Adaptation limits the efficacy of most clinical drug therapies and is also a form of synaptic plasticity, which is important in learning and memory.[1] Adaptation has been studied extensively with electrophysiology and biochemistry, but rarely with genetics. A genetic screen using C. elegans was recently described for defects in adaptation to serotonin and dopamine[2], which may occur at metabotropic (G-protein coupled) receptors. Many mutants were isolated from this screen, and the identity and biology of two mutants,
unc-2 and
unc-36, was described. While metabotropic receptors and ionotropic receptors (ion channels) are thought to share some mechanisms of adaptation, there are also important differences.[3] A genetic approach to adaptation at ionotropic receptors has not yet been reported. We have initiated a screen for mutants that fail to undergo adaptation to muscimol, an agonist of the ionotropic GABA-A receptor. Muscimol inhibits both body wall and pharyngeal muscle[4]. We used the rate of pharyngeal pumping as a quantitative measure of the degree of inhibition by muscimol. When incorporated into NG plates muscimol causes a dose- dependent decrease in the rate of pharyngeal pumping, reaching complete inhibition of pumping at 6mM. With wild type, pumping slowly increases after 1 hour, and reaches 80-90 percent of untreated after 4 hours. By visually screening mutagenized animals we have isolated 5 mutations that result in a significant reduction in pumping rate after a 3 hour muscimol exposure. The reduction is statistically significant but subtle, approximately 3-fold for all mutants. To rule out the possibility that the mutants are simply hypersensitive to muscimol, we examined dose-response curves of the mutants and wild type. None of the mutants is hypersensitive. Therefore, all five mutations presumably cause defects in adaptation at the ionotropic GABA-A receptor. Defects in adaptation to other neurotransmitters have not yet been examined. In parallel, we examined the previously characterized adaptation mutants
unc-2 and
unc-36 for possible effects on adaptation to muscimol. Both mutants regain their normal rates of pumping significantly more slowly than wild type on 6mM muscimol. This effect is particularly evident with
unc-36, which shows an approximately 15-fold reduction in adaptation to 6mM muscimol. However, the effects of
unc-2 on the presumed adaptation defect at the GABA-A receptor may be attributed to muscimol hypersensitivity. Low doses of muscimol that inhibit wild type pumping only 2 to 5 percent inhibit pumping in
unc-2 by about 45 percent.
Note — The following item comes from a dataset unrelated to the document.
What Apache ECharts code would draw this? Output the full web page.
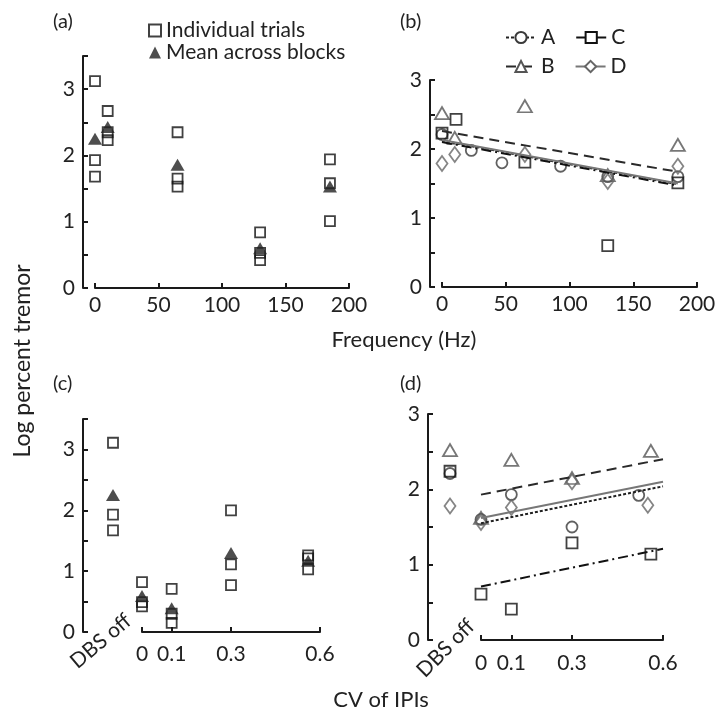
<!DOCTYPE html>
<html><head><meta charset="utf-8">
<script src="https://cdn.jsdelivr.net/npm/echarts@6/dist/echarts.min.js"></script>
<style>html,body{margin:0;padding:0;background:#fff}#c{width:723px;height:728px}</style>
</head><body><div id="c"></div>
<script>
// ---------- DATA ----------
// Panel (a): log percent tremor vs stimulation frequency (Hz)
const freqLevels = [0, 10, 65, 130, 185];
const freqTrials = [[3.12, 1.93, 1.68], [2.67, 2.35, 2.23], [2.35, 1.65, 1.53], [0.84, 0.53, 0.42], [1.94, 1.58, 1.01]];
const freqMeans = [2.25, 2.43, 1.86, 0.60, 1.53];

// Panel (b): per patient vs frequency
const freqA = [0, 23, 47, 93, 130, 185];
const logFreqA = [2.21, 1.98, 1.80, 1.75, 1.60, 1.60];
const freqB = [0, 10, 65, 130, 185];
const logFreqB = [2.52, 2.16, 2.62, 1.62, 2.06];
const freqC = [0, 11, 65, 130, 185];
const logFreqC = [2.23, 2.43, 1.81, 0.60, 1.51];
const freqD = [0, 10, 65, 130, 185];
const logFreqD = [1.79, 1.92, 1.92, 1.53, 1.75];
const fitFreqX = [0, 185];
const fitFreqA = [2.12, 1.49];
const fitFreqB = [2.26, 1.67];
const fitFreqC = [2.10, 1.47];
const fitFreqD = [2.13, 1.50];

// Panel (c): log percent tremor vs CV of IPIs
const dbsCategory = ['DBS off'];
const dbsOffTrials = [3.11, 1.93, 1.67];
const dbsOffMean = [2.25];
const cvLevels = [0, 0.1, 0.3, 0.56];
const cvTrials = [[0.82, 0.49, 0.42], [0.71, 0.30, 0.15], [2.00, 1.11, 0.77], [1.26, 1.21, 1.03]];
const cvMeans = [0.59, 0.39, 1.30, 1.17];
const cvTicks = [0, 0.1, 0.3, 0.6];
const freqTicks = [0, 50, 100, 150, 200];

// Panel (d): per patient vs CV
const dbsOffA = [2.21];
const dbsOffB = [2.52];
const dbsOffC = [2.24];
const dbsOffD = [1.78];
const cvA = [0, 0.1, 0.3, 0.52];
const logCvA = [1.60, 1.93, 1.50, 1.92];
const cvB = [0, 0.1, 0.3, 0.56];
const logCvB = [1.62, 2.39, 2.15, 2.51];
const cvC = [0, 0.1, 0.3, 0.56];
const logCvC = [0.61, 0.41, 1.29, 1.14];
const cvD = [0, 0.1, 0.3, 0.55];
const logCvD = [1.56, 1.76, 2.10, 1.79];
const fitCvX = [0, 0.6];
const fitCvA = [1.55, 2.04];
const fitCvB = [1.93, 2.40];
const fitCvC = [0.71, 1.21];
const fitCvD = [1.62, 2.10];

// ---------- STYLE ----------
const FONT = 'Lato';
const INK = '#1a1a1a';
const TXT = '#222';
const TICK_FS = 21;
const pStyle = {
  A: { symbol: 'circle', size: 11, color: '#3a3a3a', dash: [3, 2], line: '#222', emp: 'emptyCircle' },
  B: { symbol: 'triangle', size: [14, 12], color: '#555', dash: [10, 6], line: '#2a2a2a', emp: 'emptyTriangle' },
  C: { symbol: 'rect', size: 11, color: '#111', dash: [10, 4, 2, 4], line: '#111', emp: 'emptyRect' },
  D: { symbol: 'diamond', size: [11, 15], color: '#666', dash: 'solid', line: '#777', emp: 'emptyDiamond' }
};

const pairs = (xs, ys) => xs.map((x, i) => [x, ys[i]]);
const intLabel = v => (Math.abs(v - Math.round(v)) < 1e-6 ? String(Math.round(v)) : '');

function yAx(grid, max, offset) {
  return {
    type: 'value', gridIndex: grid, min: 0, max: max, interval: 0.5, offset: offset,
    axisLine: { show: true, onZero: false, lineStyle: { color: INK, width: 2 } },
    axisTick: { show: true, inside: true, length: 5, lineStyle: { color: INK, width: 2 } },
    axisLabel: { fontFamily: FONT, fontSize: TICK_FS, color: TXT, margin: 8, formatter: intLabel },
    splitLine: { show: false }
  };
}
function yHidden(grid, max) {
  return { type: 'value', gridIndex: grid, min: 0, max: max, show: false, splitLine: { show: false } };
}
function xVal(grid, max, ticks, margin) {
  return {
    type: 'value', gridIndex: grid, min: 0, max: max,
    axisLine: { show: true, onZero: false, lineStyle: { color: INK, width: 2 } },
    axisTick: { show: true, inside: true, length: 5, customValues: ticks, lineStyle: { color: INK, width: 2 } },
    axisLabel: { fontFamily: FONT, fontSize: TICK_FS, color: TXT, margin: margin, customValues: ticks },
    splitLine: { show: false }
  };
}
function xDbs(grid, rot, margin, pad) {
  return {
    type: 'category', gridIndex: grid, data: dbsCategory, boundaryGap: true,
    axisLine: { show: false }, axisTick: { show: false },
    axisLabel: { interval: 0, rotate: rot, margin: margin, padding: [0, pad, 0, 0], fontFamily: FONT, fontSize: TICK_FS, color: TXT },
    splitLine: { show: false }
  };
}

const grids = [
  { left: 95, top: 56, width: 254, height: 232 },   // 0 (a)
  { left: 442, top: 80, width: 255, height: 207 },  // 1 (b)
  { left: 142, top: 419, width: 178, height: 213 }, // 2 (c)
  { left: 103, top: 419, width: 20, height: 213 },  // 3 (c) DBS off
  { left: 481, top: 414, width: 182, height: 226 }, // 4 (d)
  { left: 440, top: 414, width: 20, height: 226 }   // 5 (d) DBS off
].map(g => Object.assign({ outerBoundsMode: 'none', containLabel: false }, g));

const xAxes = [
  xVal(0, 200, freqTicks, 7),
  xVal(1, 200, freqTicks, 7),
  xVal(2, 0.6, cvTicks, 12),
  xDbs(3, 40, -1, -20),
  xVal(4, 0.6, cvTicks, 13),
  xDbs(5, 45, 4, -30)
];
const yAxes = [
  yAx(0, 3.5, 12),
  yAx(1, 3, 12),
  yAx(2, 3.5, 59),
  yHidden(3, 3.5),
  yAx(4, 3, 53),
  yHidden(5, 3)
];

const trialStyle = { color: 'rgba(0,0,0,0)', borderColor: '#111', borderWidth: 1.8 };
const meanStyle = { color: '#222' };
function trials(name, xi, data) {
  return { name: name, type: 'scatter', xAxisIndex: xi, yAxisIndex: xi, symbol: 'rect', symbolSize: 10, clip: false, itemStyle: trialStyle, data: data, z: 2 };
}
function means(name, xi, data) {
  return { name: name, type: 'scatter', xAxisIndex: xi, yAxisIndex: xi, symbol: 'triangle', symbolSize: [14, 12], clip: false, itemStyle: meanStyle, data: data, z: 3 };
}
function fitLine(p, xi, xs, ys) {
  const s = pStyle[p];
  return {
    name: p, type: 'line', xAxisIndex: xi, yAxisIndex: xi, data: pairs(xs, ys),
    symbol: s.emp, symbolSize: 11, showSymbol: false, silent: true, z: 3,
    itemStyle: { color: s.color }, lineStyle: { color: s.line, width: 2, type: s.dash }
  };
}
function pts(p, xi, data) {
  const s = pStyle[p];
  return {
    name: p, type: 'scatter', xAxisIndex: xi, yAxisIndex: xi, symbol: s.symbol, symbolSize: s.size, clip: false, z: 2,
    itemStyle: { color: 'rgba(0,0,0,0)', borderColor: s.color, borderWidth: 1.8 }, data: data
  };
}

const series = [
  // (a)
  trials('Individual trials', 0, freqLevels.flatMap((f, i) => freqTrials[i].map(v => [f, v]))),
  means('Mean across blocks', 0, pairs(freqLevels, freqMeans)),
  // (b) fits first so legend uses line icons
  fitLine('A', 1, fitFreqX, fitFreqA),
  fitLine('B', 1, fitFreqX, fitFreqB),
  fitLine('C', 1, fitFreqX, fitFreqC),
  fitLine('D', 1, fitFreqX, fitFreqD),
  pts('A', 1, pairs(freqA, logFreqA)),
  pts('B', 1, pairs(freqB, logFreqB)),
  pts('C', 1, pairs(freqC, logFreqC)),
  pts('D', 1, pairs(freqD, logFreqD)),
  // (c)
  trials('Individual trials', 2, cvLevels.flatMap((c, i) => cvTrials[i].map(v => [c, v]))),
  means('Mean across blocks', 2, pairs(cvLevels, cvMeans)),
  trials('Individual trials', 3, dbsOffTrials.map(v => [dbsCategory[0], v])),
  means('Mean across blocks', 3, dbsOffMean.map(v => [dbsCategory[0], v])),
  // (d)
  fitLine('A', 4, fitCvX, fitCvA),
  fitLine('B', 4, fitCvX, fitCvB),
  fitLine('C', 4, fitCvX, fitCvC),
  fitLine('D', 4, fitCvX, fitCvD),
  pts('A', 4, pairs(cvA, logCvA)),
  pts('B', 4, pairs(cvB, logCvB)),
  pts('C', 4, pairs(cvC, logCvC)),
  pts('D', 4, pairs(cvD, logCvD)),
  pts('A', 5, dbsOffA.map(v => [dbsCategory[0], v])),
  pts('B', 5, dbsOffB.map(v => [dbsCategory[0], v])),
  pts('C', 5, dbsOffC.map(v => [dbsCategory[0], v])),
  pts('D', 5, dbsOffD.map(v => [dbsCategory[0], v]))
];

const legendText = { fontFamily: FONT, fontSize: 21, color: TXT };
const legends = [
  { data: ['Individual trials', 'Mean across blocks'], orient: 'vertical', left: 148, top: 20, itemWidth: 12, itemHeight: 12, itemGap: 1, padding: 0, selectedMode: false, textStyle: legendText },
  { data: ['A', 'C'], orient: 'horizontal', left: 505, top: 27, itemWidth: 30, itemHeight: 14, itemGap: 20, padding: 0, selectedMode: false, textStyle: legendText },
  { data: ['B', 'D'], orient: 'horizontal', left: 505, top: 56, itemWidth: 30, itemHeight: 14, itemGap: 20, padding: 0, selectedMode: false, textStyle: legendText }
];

const panelTitle = (t, l, tp) => ({ text: t, left: l, top: tp, padding: 0, textStyle: { fontFamily: FONT, fontSize: 20, fontWeight: 'normal', color: TXT } });
const titles = [panelTitle('(a)', 53, 12), panelTitle('(b)', 400, 12), panelTitle('(c)', 53, 374), panelTitle('(d)', 400, 374)];

const axisTitle = (t, x, y, fs, rot) => ({
  type: 'text', x: x, y: y, rotation: rot || 0,
  style: { text: t, fill: TXT, font: fs + 'px ' + FONT, align: 'center', verticalAlign: 'middle' }
});

const chart = echarts.init(document.getElementById('c'), null, { renderer: 'canvas' });
chart.setOption({
  backgroundColor: '#fff',
  animation: false,
  title: titles,
  legend: legends,
  grid: grids,
  xAxis: xAxes,
  yAxis: yAxes,
  series: series,
  graphic: [
    axisTitle('Frequency (Hz)', 404, 340, 22),
    axisTitle('Log percent tremor', 23, 361, 23, Math.PI / 2),
    axisTitle('CV of IPIs', 381, 700, 22)
  ]
});
</script></body></html>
It is interesting that
unc-36, which encodes a Ca++ channel subunit, is defective in adaptation to several different neurotransmitter agonists. We speculate that calcium influx may be a shared first step in transmitter adaptation pathways. I. Huaginir, R.L. and Greengard, P. (1990) Neuron 5:555-567. 2. Schafer, W.R and Kenyon, C.J. (1995) Nature 375:73-78. 3. Lohse, M.J. (1993) Biochem et Biophys Acta 1179:171-188. Leidenheimer, N.J. et al. (1991), TIPS 12:84-87. Raymond, L.A. et al. (1993) TINS 16:147-153. 4. McIntire, S.L., Jorgensen, E. and Horvitz, R.H. (1993) Nature 364:334-337.